— begin Given records —

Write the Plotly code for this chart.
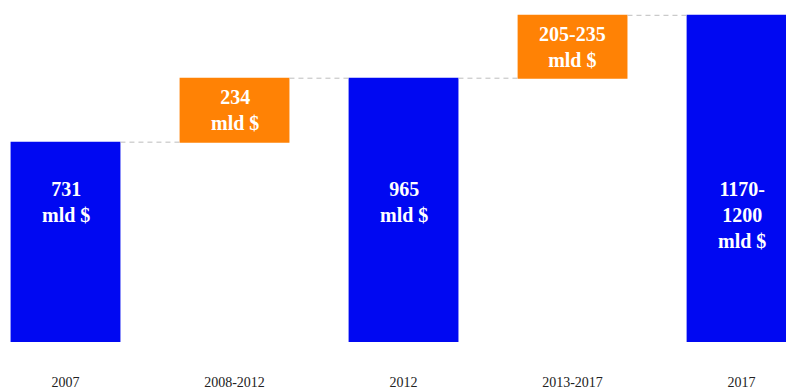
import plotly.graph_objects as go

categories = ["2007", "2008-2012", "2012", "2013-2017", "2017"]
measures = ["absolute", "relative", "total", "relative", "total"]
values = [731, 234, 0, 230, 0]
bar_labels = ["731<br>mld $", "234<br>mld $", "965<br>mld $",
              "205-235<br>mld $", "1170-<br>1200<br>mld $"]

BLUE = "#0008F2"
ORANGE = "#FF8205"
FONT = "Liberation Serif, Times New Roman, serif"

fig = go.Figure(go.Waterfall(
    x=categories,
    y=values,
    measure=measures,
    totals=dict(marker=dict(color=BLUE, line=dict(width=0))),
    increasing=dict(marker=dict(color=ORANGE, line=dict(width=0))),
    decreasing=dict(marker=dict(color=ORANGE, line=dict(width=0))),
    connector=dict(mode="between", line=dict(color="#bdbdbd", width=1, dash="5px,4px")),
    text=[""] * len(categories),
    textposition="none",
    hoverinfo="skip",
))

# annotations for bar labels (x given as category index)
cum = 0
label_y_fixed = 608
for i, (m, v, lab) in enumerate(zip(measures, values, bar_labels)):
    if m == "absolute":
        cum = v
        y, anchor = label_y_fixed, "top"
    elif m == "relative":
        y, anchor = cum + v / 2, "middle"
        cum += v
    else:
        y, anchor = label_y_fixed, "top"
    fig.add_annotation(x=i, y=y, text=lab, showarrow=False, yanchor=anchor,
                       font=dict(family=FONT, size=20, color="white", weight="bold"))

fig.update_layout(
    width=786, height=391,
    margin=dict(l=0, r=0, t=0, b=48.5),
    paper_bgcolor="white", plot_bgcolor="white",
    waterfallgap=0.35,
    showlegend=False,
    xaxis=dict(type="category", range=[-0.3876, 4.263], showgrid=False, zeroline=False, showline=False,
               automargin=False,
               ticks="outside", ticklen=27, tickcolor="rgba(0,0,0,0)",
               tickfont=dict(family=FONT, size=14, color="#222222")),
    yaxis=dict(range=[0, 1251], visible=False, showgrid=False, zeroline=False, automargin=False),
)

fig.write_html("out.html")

— end Given records —
— begin Given records —

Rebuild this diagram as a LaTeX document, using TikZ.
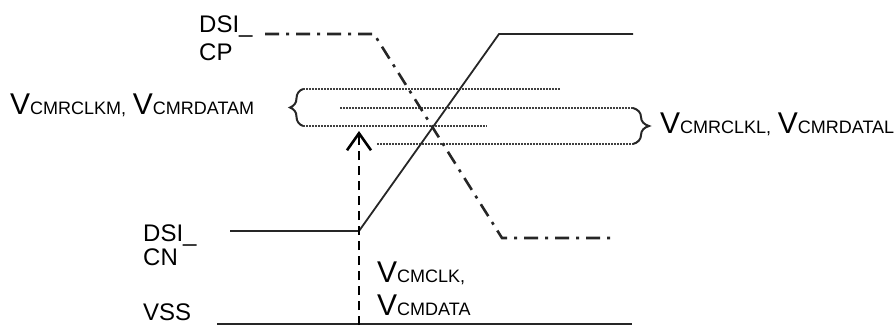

— end Given records —
— begin Given records —

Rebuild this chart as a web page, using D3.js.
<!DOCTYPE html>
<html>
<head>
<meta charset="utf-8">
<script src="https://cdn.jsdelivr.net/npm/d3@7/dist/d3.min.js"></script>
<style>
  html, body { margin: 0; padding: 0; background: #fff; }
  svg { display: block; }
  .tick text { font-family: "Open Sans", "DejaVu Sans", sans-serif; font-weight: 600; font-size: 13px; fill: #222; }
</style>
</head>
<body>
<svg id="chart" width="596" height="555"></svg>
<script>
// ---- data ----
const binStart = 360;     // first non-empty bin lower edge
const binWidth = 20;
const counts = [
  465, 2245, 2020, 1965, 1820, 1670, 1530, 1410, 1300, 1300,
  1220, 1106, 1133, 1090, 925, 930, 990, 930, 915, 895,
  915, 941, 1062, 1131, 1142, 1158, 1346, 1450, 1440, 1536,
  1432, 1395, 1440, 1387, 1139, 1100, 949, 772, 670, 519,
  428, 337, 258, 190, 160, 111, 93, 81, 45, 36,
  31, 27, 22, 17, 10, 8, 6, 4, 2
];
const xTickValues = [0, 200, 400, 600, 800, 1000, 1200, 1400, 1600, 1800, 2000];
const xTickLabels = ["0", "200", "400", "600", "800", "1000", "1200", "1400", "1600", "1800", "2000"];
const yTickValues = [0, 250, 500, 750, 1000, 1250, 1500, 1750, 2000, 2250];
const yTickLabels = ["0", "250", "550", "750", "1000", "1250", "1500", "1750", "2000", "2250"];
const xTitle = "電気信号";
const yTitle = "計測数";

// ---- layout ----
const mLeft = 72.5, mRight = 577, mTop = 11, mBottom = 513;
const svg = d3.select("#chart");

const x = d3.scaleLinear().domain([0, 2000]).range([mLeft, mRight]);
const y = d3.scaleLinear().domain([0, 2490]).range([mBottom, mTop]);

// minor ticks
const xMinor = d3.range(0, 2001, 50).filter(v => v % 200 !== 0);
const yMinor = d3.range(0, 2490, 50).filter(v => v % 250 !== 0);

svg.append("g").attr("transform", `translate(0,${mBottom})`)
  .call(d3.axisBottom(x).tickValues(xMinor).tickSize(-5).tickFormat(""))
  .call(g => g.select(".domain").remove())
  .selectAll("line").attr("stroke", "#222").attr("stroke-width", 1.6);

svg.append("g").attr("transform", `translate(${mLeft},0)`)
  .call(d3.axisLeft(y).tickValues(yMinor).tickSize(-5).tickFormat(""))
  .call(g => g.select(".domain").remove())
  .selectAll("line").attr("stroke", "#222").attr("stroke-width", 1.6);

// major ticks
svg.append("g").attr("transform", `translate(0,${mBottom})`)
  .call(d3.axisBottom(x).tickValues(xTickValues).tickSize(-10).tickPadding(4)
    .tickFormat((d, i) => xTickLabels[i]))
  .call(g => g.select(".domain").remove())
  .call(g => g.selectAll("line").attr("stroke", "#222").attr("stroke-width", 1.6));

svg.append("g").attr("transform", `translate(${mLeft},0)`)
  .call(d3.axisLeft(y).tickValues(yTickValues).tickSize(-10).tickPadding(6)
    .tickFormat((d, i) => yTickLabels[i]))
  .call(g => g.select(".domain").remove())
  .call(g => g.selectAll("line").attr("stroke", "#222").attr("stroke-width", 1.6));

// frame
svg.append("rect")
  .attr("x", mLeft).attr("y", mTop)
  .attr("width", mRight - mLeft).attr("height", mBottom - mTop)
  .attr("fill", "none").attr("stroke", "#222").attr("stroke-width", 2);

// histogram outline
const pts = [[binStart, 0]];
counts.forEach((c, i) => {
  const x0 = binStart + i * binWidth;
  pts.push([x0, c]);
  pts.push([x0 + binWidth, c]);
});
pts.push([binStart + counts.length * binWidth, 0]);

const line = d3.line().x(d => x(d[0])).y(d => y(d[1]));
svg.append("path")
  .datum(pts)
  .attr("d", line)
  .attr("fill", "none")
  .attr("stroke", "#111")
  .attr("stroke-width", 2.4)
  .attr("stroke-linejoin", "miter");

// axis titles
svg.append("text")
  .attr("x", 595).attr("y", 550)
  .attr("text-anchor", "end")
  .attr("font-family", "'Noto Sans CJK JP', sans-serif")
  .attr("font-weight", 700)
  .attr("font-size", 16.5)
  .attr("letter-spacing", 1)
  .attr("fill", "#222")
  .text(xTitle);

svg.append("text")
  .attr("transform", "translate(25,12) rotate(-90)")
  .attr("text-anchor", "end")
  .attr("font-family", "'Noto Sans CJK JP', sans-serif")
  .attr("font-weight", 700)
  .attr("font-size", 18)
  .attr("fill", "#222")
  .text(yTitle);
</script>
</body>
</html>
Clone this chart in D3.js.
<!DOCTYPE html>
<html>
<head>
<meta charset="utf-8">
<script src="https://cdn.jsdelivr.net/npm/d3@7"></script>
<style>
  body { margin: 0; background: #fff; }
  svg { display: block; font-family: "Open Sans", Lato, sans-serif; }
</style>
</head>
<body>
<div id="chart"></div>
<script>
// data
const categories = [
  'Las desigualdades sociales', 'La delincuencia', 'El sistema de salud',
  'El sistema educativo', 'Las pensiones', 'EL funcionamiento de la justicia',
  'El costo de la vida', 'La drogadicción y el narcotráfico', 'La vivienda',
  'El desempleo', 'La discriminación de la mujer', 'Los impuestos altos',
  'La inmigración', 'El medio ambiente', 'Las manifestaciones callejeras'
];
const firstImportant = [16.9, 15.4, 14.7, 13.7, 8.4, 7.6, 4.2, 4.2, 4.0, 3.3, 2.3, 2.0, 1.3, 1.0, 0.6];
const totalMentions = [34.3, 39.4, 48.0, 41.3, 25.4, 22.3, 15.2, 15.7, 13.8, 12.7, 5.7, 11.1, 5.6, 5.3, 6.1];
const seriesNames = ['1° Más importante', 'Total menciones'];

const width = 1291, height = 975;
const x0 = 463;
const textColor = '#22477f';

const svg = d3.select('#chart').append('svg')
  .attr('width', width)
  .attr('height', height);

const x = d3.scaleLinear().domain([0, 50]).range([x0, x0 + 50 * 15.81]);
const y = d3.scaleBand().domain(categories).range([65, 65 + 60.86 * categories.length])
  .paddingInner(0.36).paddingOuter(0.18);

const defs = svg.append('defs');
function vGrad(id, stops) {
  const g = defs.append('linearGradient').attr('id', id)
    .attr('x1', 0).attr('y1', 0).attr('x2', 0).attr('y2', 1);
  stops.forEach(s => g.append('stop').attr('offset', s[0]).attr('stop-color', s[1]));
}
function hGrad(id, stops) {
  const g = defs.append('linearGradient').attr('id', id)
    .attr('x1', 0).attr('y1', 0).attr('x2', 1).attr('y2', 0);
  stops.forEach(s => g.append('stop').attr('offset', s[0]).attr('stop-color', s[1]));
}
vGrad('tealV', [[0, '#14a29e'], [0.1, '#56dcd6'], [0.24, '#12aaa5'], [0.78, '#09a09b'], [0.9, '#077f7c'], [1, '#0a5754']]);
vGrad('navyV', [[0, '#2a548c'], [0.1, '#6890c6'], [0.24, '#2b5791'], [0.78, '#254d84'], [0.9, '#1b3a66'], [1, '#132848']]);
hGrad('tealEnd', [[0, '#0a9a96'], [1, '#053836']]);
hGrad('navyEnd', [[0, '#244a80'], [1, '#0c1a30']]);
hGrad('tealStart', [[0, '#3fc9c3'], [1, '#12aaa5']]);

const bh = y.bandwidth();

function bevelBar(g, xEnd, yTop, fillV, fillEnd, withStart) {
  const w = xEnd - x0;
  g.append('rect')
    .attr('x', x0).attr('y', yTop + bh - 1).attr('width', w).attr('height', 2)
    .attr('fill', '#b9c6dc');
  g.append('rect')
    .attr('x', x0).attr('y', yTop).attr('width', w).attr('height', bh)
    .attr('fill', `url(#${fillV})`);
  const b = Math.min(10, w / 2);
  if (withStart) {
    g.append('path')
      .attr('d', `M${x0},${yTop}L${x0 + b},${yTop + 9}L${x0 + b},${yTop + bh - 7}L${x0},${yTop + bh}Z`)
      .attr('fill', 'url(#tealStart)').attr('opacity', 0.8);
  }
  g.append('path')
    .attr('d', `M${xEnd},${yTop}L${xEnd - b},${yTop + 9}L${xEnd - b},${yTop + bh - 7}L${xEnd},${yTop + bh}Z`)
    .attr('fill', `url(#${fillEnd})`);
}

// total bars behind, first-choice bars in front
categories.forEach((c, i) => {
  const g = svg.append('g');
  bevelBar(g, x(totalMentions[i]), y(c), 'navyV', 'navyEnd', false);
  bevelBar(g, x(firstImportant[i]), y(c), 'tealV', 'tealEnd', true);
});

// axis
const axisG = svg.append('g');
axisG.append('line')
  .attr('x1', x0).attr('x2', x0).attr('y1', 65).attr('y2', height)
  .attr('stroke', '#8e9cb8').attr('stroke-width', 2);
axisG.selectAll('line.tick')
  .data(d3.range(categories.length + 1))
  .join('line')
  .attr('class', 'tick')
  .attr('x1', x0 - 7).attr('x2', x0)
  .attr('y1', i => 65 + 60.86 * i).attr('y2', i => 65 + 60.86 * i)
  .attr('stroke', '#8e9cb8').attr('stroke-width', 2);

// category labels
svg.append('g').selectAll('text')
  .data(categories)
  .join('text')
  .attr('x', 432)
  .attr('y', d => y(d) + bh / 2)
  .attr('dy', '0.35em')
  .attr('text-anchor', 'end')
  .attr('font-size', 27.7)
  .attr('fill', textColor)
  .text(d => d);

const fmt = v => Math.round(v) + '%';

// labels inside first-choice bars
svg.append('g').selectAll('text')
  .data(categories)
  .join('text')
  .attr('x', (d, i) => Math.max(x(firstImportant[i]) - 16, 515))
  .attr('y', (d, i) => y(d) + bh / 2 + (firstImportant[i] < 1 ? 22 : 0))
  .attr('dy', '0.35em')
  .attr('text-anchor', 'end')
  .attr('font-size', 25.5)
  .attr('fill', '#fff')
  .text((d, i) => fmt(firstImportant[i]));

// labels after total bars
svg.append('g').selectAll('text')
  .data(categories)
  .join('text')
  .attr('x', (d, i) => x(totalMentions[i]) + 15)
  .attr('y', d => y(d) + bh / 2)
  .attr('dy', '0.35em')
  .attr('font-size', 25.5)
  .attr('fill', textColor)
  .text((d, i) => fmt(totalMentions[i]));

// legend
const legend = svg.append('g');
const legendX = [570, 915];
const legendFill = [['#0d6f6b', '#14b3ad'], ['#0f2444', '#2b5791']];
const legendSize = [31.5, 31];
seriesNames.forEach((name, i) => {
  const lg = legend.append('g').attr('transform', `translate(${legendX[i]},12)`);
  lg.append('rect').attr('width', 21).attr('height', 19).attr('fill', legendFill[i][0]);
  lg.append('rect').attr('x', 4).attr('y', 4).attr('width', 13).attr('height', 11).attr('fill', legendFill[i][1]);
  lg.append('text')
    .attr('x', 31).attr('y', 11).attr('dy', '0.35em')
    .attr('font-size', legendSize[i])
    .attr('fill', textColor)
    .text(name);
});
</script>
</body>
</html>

— end Given records —

The problem
Write out every line of the entries that holds the word "Rebuild".

Response to this exercise
Rebuild this diagram as a LaTeX document, using TikZ.
Rebuild this chart as a web page, using D3.js.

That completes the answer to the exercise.